Rethinking Network Segmentation And Access Control

Many smart warehouses were originally built with flat network architectures designed for legacy systems. As connectivity demands surged, additional devices and systems were layered on without fully revisiting network design.

The result is often a tangled environment with weak segmentation – ideal conditions for attackers to exploit.

Modern network segmentation must evolve to meet the needs of hyper-connected warehouses. This means moving beyond simple VLANs to implement true micro-segmentation, where granular policies govern traffic between individual devices and applications.

Effective segmentation makes it much harder for attackers to pivot laterally if an initial breach occurs. For instance, a compromised IoT sensor should never be able to initiate connections to the WMS database or the enterprise email server.

In parallel, access control policies must be modernized. Warehouse networks often still rely on shared credentials, poorly managed service accounts, and overly permissive access privileges.

Zero trust principles – where every user, device, and application must continuously prove its identity and authorization – should be the new baseline.

Key tactics include:

  • Adopting identity-based access controls with strong multifactor authentication
  • Implementing just-in-time access and privilege elevation for sensitive systems
  • Continuously monitoring access patterns and revoking unused or abnormal permissions

Through rigorous segmentation and access control, warehouse operators can dramatically reduce the blast radius of potential cyberattacks.

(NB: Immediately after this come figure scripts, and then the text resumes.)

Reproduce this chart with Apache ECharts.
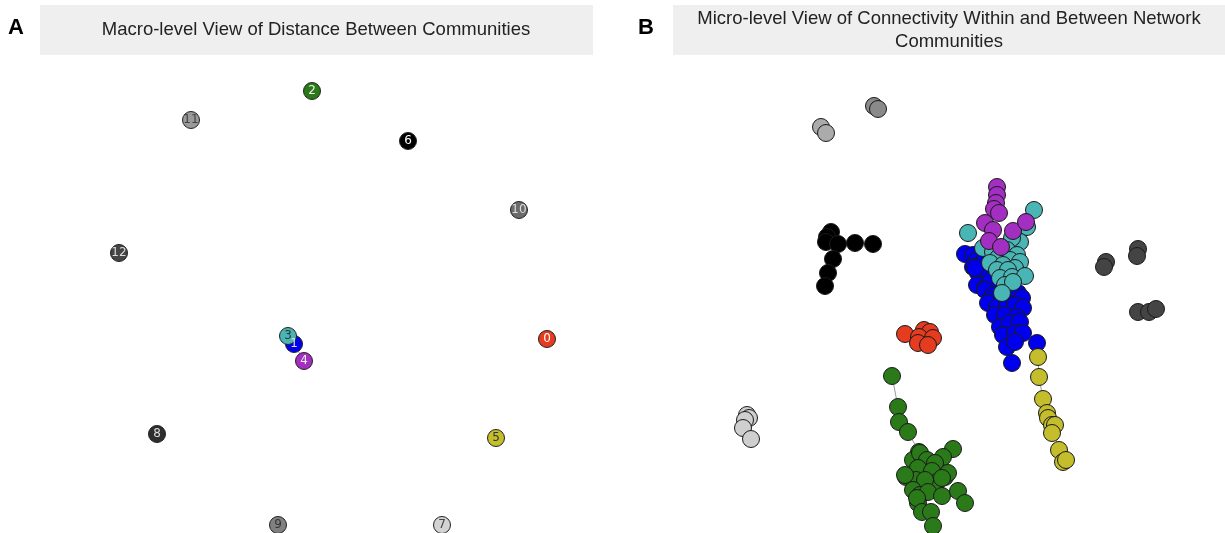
<!DOCTYPE html>
<html><head><meta charset="utf-8">
<script src="https://cdn.jsdelivr.net/npm/echarts@6/dist/echarts.min.js"></script>
<style>html,body{margin:0;padding:0;background:#fff}#c{width:1225px;height:533px}</style>
</head><body><div id="c"></div>
<script>
// ---------- Panel A: community centroids (layout units) ----------
const macroIds = ['0','1','2','3','4','5','6','7','8','9','10','11','12'];
const macroX = [547, 294, 312, 288, 304, 496, 408, 442, 157, 278, 519, 191, 119];
const macroY = [339, 344, 91, 336, 361, 438, 141, 525, 434, 525, 210, 120, 253];
const macroColors = ['#e53b1f','#0000ee','#2b7a1a','#4ab5b5','#a32ec2','#c4bd2c','#000000','#d3d3d3','#2e2e2e','#808080','#6b6b6b','#9a9a9a','#454545'];
const macroLabelColors = ['#fff','#ddd','#eee','#333','#eee','#333','#fff','#444','#ddd','#333','#ddd','#444','#ddd'];
const macroEdges = [[3,1],[1,4]];

// ---------- Panel B: individual nodes (layout units) ----------
const blueNodes = [[965,254],[973,255],[977,260],[983,263],[973,267],[978,273],[987,270],[975,268],[977,285],[985,288],[990,282],[985,290],[993,295],[990,300],[1018,293],[1022,298],[988,303],[997,307],[1007,303],[1015,305],[1023,308],[995,315],[1005,315],[1017,317],[1000,327],[1010,323],[1020,322],[1003,335],[1015,333],[1023,333],[1007,347],[1015,342],[1012,363],[1037,343]];
const tealNodes = [[968,233],[1034,210],[1027,227],[1020,242],[1012,238],[983,248],[993,252],[1007,250],[1017,255],[998,258],[1010,260],[1020,262],[990,263],[1003,265],[1015,268],[997,270],[1008,270],[1000,278],[1012,277],[1025,276],[1005,285],[1013,282],[1002,293]];
const magentaNodes = [[997,187],[997,195],[996,203],[994,209],[999,213],[985,223],[993,230],[1013,231],[1026,222],[989,241],[1001,247]];
const greenNodes = [[892,376],[898,407],[899,422],[908,432],[919,452],[953,449],[943,457],[913,460],[923,458],[933,463],[920,453],[927,460],[935,463],[918,468],[906,477],[916,480],[932,471],[945,477],[948,473],[926,482],[937,482],[905,475],[925,480],[942,478],[913,490],[920,495],[928,492],[942,496],[958,491],[965,503],[918,503],[917,498],[922,512],[931,512],[933,526]];
const redNodes = [[905,334],[924,330],[930,332],[919,337],[933,338],[918,343],[928,345]];
const yellowNodes = [[1038,357],[1039,377],[1043,399],[1047,413],[1048,418],[1052,425],[1055,425],[1052,433],[1059,450],[1063,462],[1066,460]];
const blackNodes = [[831,232],[827,237],[826,242],[838,244],[855,243],[873,244],[833,259],[828,273],[825,286]];
const lightGrayNodes = [[747,415],[749,418],[745,420],[743,428],[751,439]];
const silverNodes = [[821,127],[826,133]];
const midGrayNodes = [[874,106],[878,109]];
const darkGrayNodes = [[1106,262],[1104,267],[1138,249],[1137,256],[1138,312],[1149,312],[1156,309]];
const microEdges = [
  ['green',0,'green',1],['green',1,'green',2],['green',2,'green',3],['green',3,'green',4],
  ['blue',33,'yellow',0],['yellow',0,'yellow',1],['yellow',1,'yellow',2],['yellow',2,'yellow',3],
  ['yellow',3,'yellow',5],['yellow',5,'yellow',8],['yellow',8,'yellow',9],
  ['silver',0,'silver',1],['mid',0,'mid',1],['light',0,'light',4]
];

const groupsB = [
  {key:'blue', nodes: blueNodes, color:'#0000ee'},
  {key:'teal', nodes: tealNodes, color:'#4ab5b5'},
  {key:'magenta', nodes: magentaNodes, color:'#a32ec2'},
  {key:'green', nodes: greenNodes, color:'#2b7a1a'},
  {key:'red', nodes: redNodes, color:'#e53b1f'},
  {key:'yellow', nodes: yellowNodes, color:'#c4bd2c'},
  {key:'black', nodes: blackNodes, color:'#000000'},
  {key:'light', nodes: lightGrayNodes, color:'#cfcfcf'},
  {key:'silver', nodes: silverNodes, color:'#ababab'},
  {key:'mid', nodes: midGrayNodes, color:'#8a8a8a'},
  {key:'dark', nodes: darkGrayNodes, color:'#444444'}
];
const byKey = {};
groupsB.forEach(g => byKey[g.key] = g.nodes);

const chart = echarts.init(document.getElementById('c'), null, {renderer:'canvas'});
const hiddenAxis = {show:false, splitLine:{show:false}};
const series = [];

// Panel A edges
series.push({
  type:'lines', coordinateSystem:'cartesian2d', xAxisIndex:0, yAxisIndex:0, z:1, silent:true,
  lineStyle:{color:'#9a9a9a', width:1, opacity:1},
  data: macroEdges.map(e => ({coords:[[macroX[e[0]],macroY[e[0]]],[macroX[e[1]],macroY[e[1]]]]}))
});
// Panel A nodes
series.push({
  type:'scatter', xAxisIndex:0, yAxisIndex:0, z:3, symbolSize:17,
  itemStyle:{opacity:1},
  data: macroIds.map((id,i) => ({
    value:[macroX[i], macroY[i]], name:id,
    itemStyle:{color:macroColors[i], borderColor:'#222', borderWidth:1, opacity:1},
    label:{show:true, formatter:id, position:'inside', color:macroLabelColors[i], fontSize:12, fontFamily:'DejaVu Sans'}
  }))
});
// Panel B edges
series.push({
  type:'lines', coordinateSystem:'cartesian2d', xAxisIndex:1, yAxisIndex:1, z:1, silent:true,
  lineStyle:{color:'#9a9a9a', width:1, opacity:1},
  data: microEdges.map(e => ({coords:[byKey[e[0]][e[1]], byKey[e[2]][e[3]]]}))
});
// Panel B nodes
groupsB.forEach(g => {
  series.push({
    type:'scatter', name:g.key, xAxisIndex:1, yAxisIndex:1, z:3, symbolSize:17,
    itemStyle:{color:g.color, borderColor:'#1a1a1a', borderWidth:1, opacity:1},
    data: g.nodes
  });
});

chart.setOption({
  animation:false,
  backgroundColor:'#fff',
  grid:[
    {left:0, top:0, width:612, height:533},
    {left:612, top:0, width:613, height:533}
  ],
  xAxis:[
    Object.assign({type:'value', gridIndex:0, min:0, max:612}, hiddenAxis),
    Object.assign({type:'value', gridIndex:1, min:612, max:1225}, hiddenAxis)
  ],
  yAxis:[
    Object.assign({type:'value', gridIndex:0, min:0, max:533, inverse:true}, hiddenAxis),
    Object.assign({type:'value', gridIndex:1, min:0, max:533, inverse:true}, hiddenAxis)
  ],
  graphic:[
    {type:'rect', left:40, top:5, shape:{width:553, height:50}, style:{fill:'#efefef'}, z:0},
    {type:'rect', left:673, top:5, shape:{width:552, height:50}, style:{fill:'#efefef'}, z:0},
    {type:'text', left:8, top:17, style:{text:'A', font:'bold 22px "Liberation Sans", Arial, sans-serif', fill:'#000'}},
    {type:'text', left:638, top:17, style:{text:'B', font:'bold 22px "Liberation Sans", Arial, sans-serif', fill:'#000'}},
    {type:'text', x:316, y:30, style:{text:'Macro-level View of Distance Between Communities', font:'18.5px "Liberation Sans", Arial, sans-serif', fill:'#222', align:'center', verticalAlign:'middle'}},
    {type:'text', x:949, y:30, style:{text:'Micro-level View of Connectivity Within and Between Network\nCommunities', font:'18.5px "Liberation Sans", Arial, sans-serif', fill:'#222', align:'center', verticalAlign:'middle', lineHeight:23}}
  ],
  series: series
});
</script></body></html>
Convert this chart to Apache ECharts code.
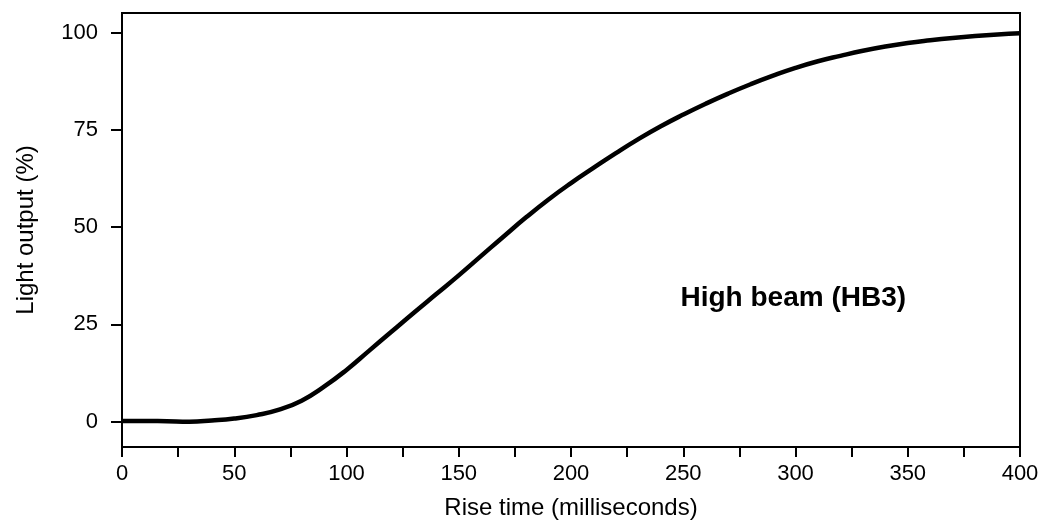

Image by Dennis Siqueira on Unsplash

Wrapping Up

As global supply chains grow more interconnected, third-party risk management will become an even more critical focus for smart warehouse operators.

Vetting the cybersecurity posture of logistics partners, technology vendors, and even contractors will help prevent weak links in an otherwise secure system.

Investing in collaborative threat intelligence sharing across the industry can further strengthen collective resilience against the next generation of connectivity threats.